* Objective: Up to and including the line with "import * as", write out the listing from its first line, minus the pictures.
|---|
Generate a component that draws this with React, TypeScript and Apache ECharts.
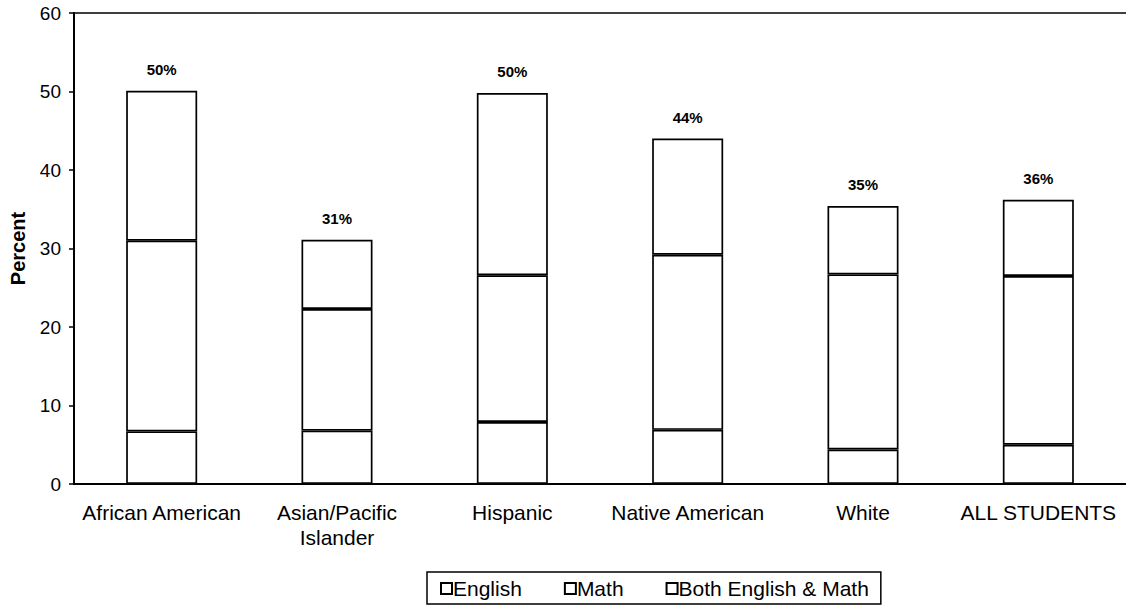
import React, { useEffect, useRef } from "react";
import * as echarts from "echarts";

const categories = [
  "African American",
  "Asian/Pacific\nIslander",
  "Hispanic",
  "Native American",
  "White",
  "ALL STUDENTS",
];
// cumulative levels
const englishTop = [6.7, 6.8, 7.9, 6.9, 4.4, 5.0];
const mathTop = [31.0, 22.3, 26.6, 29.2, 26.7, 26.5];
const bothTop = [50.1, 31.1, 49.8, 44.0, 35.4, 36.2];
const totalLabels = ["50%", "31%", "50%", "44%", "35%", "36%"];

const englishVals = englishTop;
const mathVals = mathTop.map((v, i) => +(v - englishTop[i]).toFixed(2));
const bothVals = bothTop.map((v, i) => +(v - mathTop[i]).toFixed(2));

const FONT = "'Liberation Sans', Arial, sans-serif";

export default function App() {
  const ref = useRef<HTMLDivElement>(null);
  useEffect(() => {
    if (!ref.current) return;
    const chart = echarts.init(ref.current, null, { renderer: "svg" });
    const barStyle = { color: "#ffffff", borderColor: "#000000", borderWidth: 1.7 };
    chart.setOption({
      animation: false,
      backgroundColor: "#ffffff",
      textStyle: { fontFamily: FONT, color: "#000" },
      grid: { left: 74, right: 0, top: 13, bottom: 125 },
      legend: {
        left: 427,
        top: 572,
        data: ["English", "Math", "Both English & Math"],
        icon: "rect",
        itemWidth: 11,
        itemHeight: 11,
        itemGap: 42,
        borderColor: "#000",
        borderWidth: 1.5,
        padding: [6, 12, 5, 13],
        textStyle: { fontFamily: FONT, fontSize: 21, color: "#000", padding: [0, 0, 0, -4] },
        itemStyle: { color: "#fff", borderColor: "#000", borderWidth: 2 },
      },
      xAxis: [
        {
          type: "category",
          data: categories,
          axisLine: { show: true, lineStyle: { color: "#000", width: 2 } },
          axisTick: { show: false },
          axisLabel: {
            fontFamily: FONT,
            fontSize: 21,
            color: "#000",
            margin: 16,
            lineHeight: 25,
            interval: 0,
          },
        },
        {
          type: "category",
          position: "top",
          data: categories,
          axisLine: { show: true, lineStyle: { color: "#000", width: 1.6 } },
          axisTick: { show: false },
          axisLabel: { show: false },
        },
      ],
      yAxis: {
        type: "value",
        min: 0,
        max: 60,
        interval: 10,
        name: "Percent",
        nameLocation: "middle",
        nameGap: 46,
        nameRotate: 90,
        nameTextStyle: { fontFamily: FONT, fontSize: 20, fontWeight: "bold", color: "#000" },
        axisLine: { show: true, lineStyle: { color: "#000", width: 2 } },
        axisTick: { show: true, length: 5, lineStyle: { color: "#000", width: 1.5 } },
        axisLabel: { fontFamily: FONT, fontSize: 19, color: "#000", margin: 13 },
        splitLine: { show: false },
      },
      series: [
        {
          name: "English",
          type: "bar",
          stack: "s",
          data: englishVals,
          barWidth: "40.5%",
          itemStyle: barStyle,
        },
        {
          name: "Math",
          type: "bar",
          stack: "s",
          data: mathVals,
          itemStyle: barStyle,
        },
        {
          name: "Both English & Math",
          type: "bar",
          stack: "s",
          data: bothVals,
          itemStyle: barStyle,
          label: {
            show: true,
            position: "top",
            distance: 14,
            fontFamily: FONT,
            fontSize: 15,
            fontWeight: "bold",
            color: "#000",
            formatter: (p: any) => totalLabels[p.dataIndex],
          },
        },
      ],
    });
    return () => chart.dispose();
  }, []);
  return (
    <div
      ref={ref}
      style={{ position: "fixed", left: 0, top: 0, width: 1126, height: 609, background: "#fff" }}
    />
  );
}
|---|
* Result of this exercise:
Generate a component that draws this with React, TypeScript and Apache ECharts.
import React, { useEffect, useRef } from "react";
import * as echarts from "echarts";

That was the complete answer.